The story of Joan of Leeds came to light in 2019 when a research project at the University of York 's Borthwick Institute for Archives—headed by Professor Sarah Rees Jones—examining the "Registra" of the Archbishops of York for 1305–1405 uncovered the scribe's notes on the Archbishop's monition. (Note: " The Guardian" reported in 2019: "Although parts of some of the archbishops' registers have been published in the past, they were generally untranslated from Latin. Funding of almost £1m from the Arts and Humanities Research Council means the Borthwick Institute for Archives at the University of York, in partnership with the National Archives, is now working to translate the 16 books and make their contents available online." ) The scribal notation is likely to be a copy of the Archbishop's letter to the Dean of Beverley. The books would accompany each Archbishop on his peripatetic travels through the Archiepiscopate, and contained everything from accounts of pensions and grants to the ordinations he carried out.

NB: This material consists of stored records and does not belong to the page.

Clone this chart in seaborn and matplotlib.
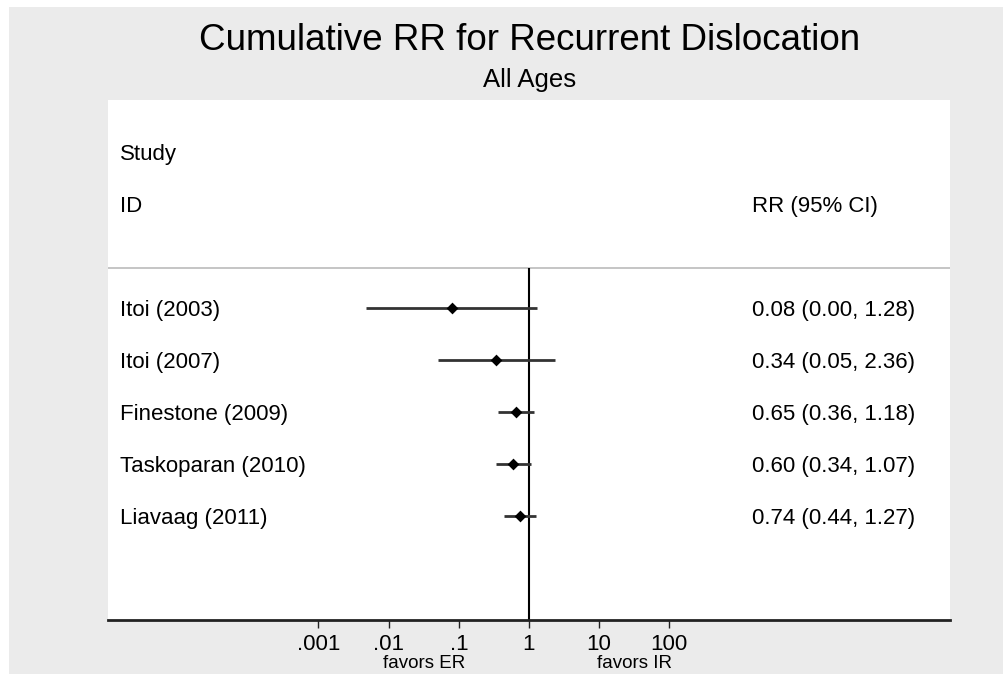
import numpy as np
import matplotlib
matplotlib.use("Agg")
import matplotlib.pyplot as plt
import matplotlib.transforms as mtransforms
from matplotlib.patches import Rectangle
import seaborn as sns
import pandas as pd

# Data
studies = ["Itoi (2003)", "Itoi (2007)", "Finestone (2009)", "Taskoparan (2010)", "Liavaag (2011)"]
rr = [0.08, 0.34, 0.65, 0.60, 0.74]
ci_low = [0.0047, 0.05, 0.36, 0.34, 0.44]
ci_high = [1.28, 2.36, 1.18, 1.07, 1.27]

tick_values = [0.001, 0.01, 0.1, 1, 10, 100]
tick_labels = [".001", ".01", ".1", "1", "10", "100"]

df = pd.DataFrame({"study": studies, "rr": rr, "lo": ci_low, "hi": ci_high})
df["row"] = np.arange(len(df))

sns.set_style("white")
plt.rcParams["font.family"] = ["Liberation Sans", "DejaVu Sans"]
plt.rcParams["text.color"] = "black"
plt.rcParams["xtick.color"] = "black"

fig = plt.figure(figsize=(10.04, 6.74), dpi=100)
fig.patch.set_facecolor("white")
# grey plot region behind the panel
fig.patches.append(Rectangle((9 / 1004, 0), 1, 1 - 7 / 674, transform=fig.transFigure,
                             facecolor="#ebebeb", edgecolor="none", zorder=-10))

ax = fig.add_axes([108 / 1004, 54 / 674, 842 / 1004, 520 / 674])
ax.set_facecolor("white")

# confidence intervals and point estimates
ax.hlines(df["row"], df["lo"], df["hi"], color="#333333", lw=2, zorder=3)
sns.scatterplot(data=df, x="rr", y="row", marker="D", s=36, color="black",
                edgecolor="black", linewidth=0, ax=ax, zorder=4, legend=False)

ax.set_xscale("log")
ax.set_xlim(1e-6, 1e6)
ax.set_ylim(6, -4)

# null line and header separator
ax.vlines(1, -0.77, 6, color="black", lw=1.5, zorder=2)
ax.axhline(-0.77, color="#bbbbbb", lw=1.2, zorder=1)

fs = 16
dy = 0.05  # text sits a touch below the bar
tr = mtransforms.blended_transform_factory(ax.transAxes, ax.transData)
ax.text(0.0143, -3 + dy, "Study", transform=tr, fontsize=fs, va="center", ha="left")
ax.text(0.0143, -2 + dy, "ID", transform=tr, fontsize=fs, va="center", ha="left")
ax.text(0.765, -2 + dy, "RR (95% CI)", transform=tr, fontsize=fs, va="center", ha="left")
for _, r in df.iterrows():
    ax.text(0.0143, r["row"] + dy, r["study"], transform=tr, fontsize=fs, va="center", ha="left")
    ax.text(0.765, r["row"] + dy, f"{r['rr']:.2f} ({r['lo']:.2f}, {r['hi']:.2f})",
            transform=tr, fontsize=fs, va="center", ha="left")

# x axis
ax.xaxis.set_major_locator(matplotlib.ticker.FixedLocator(tick_values))
ax.xaxis.set_minor_locator(matplotlib.ticker.NullLocator())
ax.set_xticklabels(tick_labels, fontsize=fs)
ax.tick_params(axis="x", direction="out", length=6, width=1, color="#222222",
               pad=4, bottom=True)
ax.set_yticks([])
ax.set_xlabel("")
ax.set_ylabel("")
for s in ["top", "left", "right"]:
    ax.spines[s].set_visible(False)
ax.spines["bottom"].set_linewidth(2)
ax.spines["bottom"].set_color("#222222")

trx = mtransforms.blended_transform_factory(ax.transData, ax.transAxes)
ax.text(10 ** -1.5, -48 / 520, "favors ER", transform=trx, fontsize=13.5, ha="center", va="baseline", clip_on=False)
ax.text(10 ** 1.5, -48 / 520, "favors IR", transform=trx, fontsize=13.5, ha="center", va="baseline", clip_on=False)

fig.text(530 / 1004, 1 - 41 / 674, "Cumulative RR for Recurrent Dislocation",
         fontsize=26.5, ha="center", va="center")
fig.text(530 / 1004, 1 - 80 / 674, "All Ages", fontsize=18.5, ha="center", va="center")

fig.savefig("out.png", dpi=100)
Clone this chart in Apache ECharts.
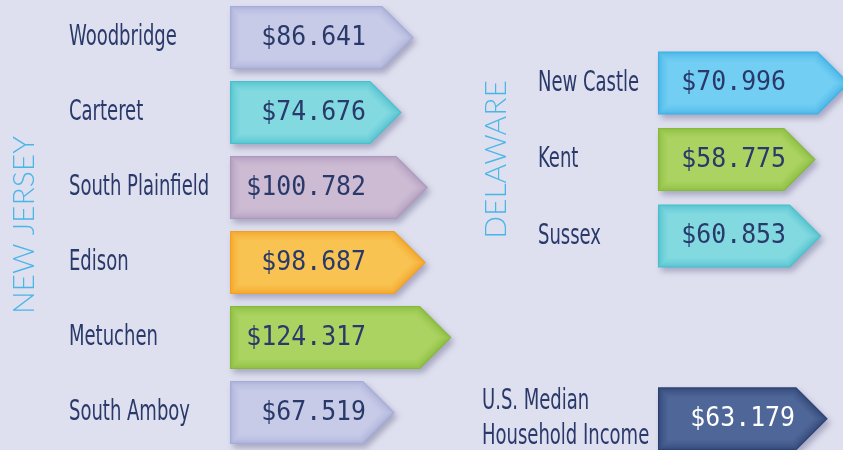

Rees Jones described Joan's tale as "extraordinary—like a Monty Python sketch", noting, however, that we do not know what came of her or her case with Melton. This was not, Jones said, unusual: "There are several cases of 'runaway' monks and nuns from various religious houses in the registers. But we don't always get as much detail as this, and we don't always have the full story. Women often entered convents in adolescence, and such changes of heart about their vocation were not uncommon". Modern commentators have described Joan of Leeds as "rebellious" and "racy".

===Fictional portrayals===
In July 2019 The Stage announced that the story of Joan of Leeds would be performed at the New Diorama Theatre, London, in December that year, describing it as an "alternative Christmas show". The theatre advertised the production as "alt-festive Christmas show Joan of Leeds—a thoroughly immoral medieval mystery play with live music, based on the farcical true story of a nun on the run". The historical novelist Candace Robb centered her 1995 book A Nun's Tale around the story of Joan of Leeds, although she moved the chronology to a period later in the 14th century.

Joan of Leeds was set as the subject of episode 79 of The Amelia Project, season 5, released in September 2024.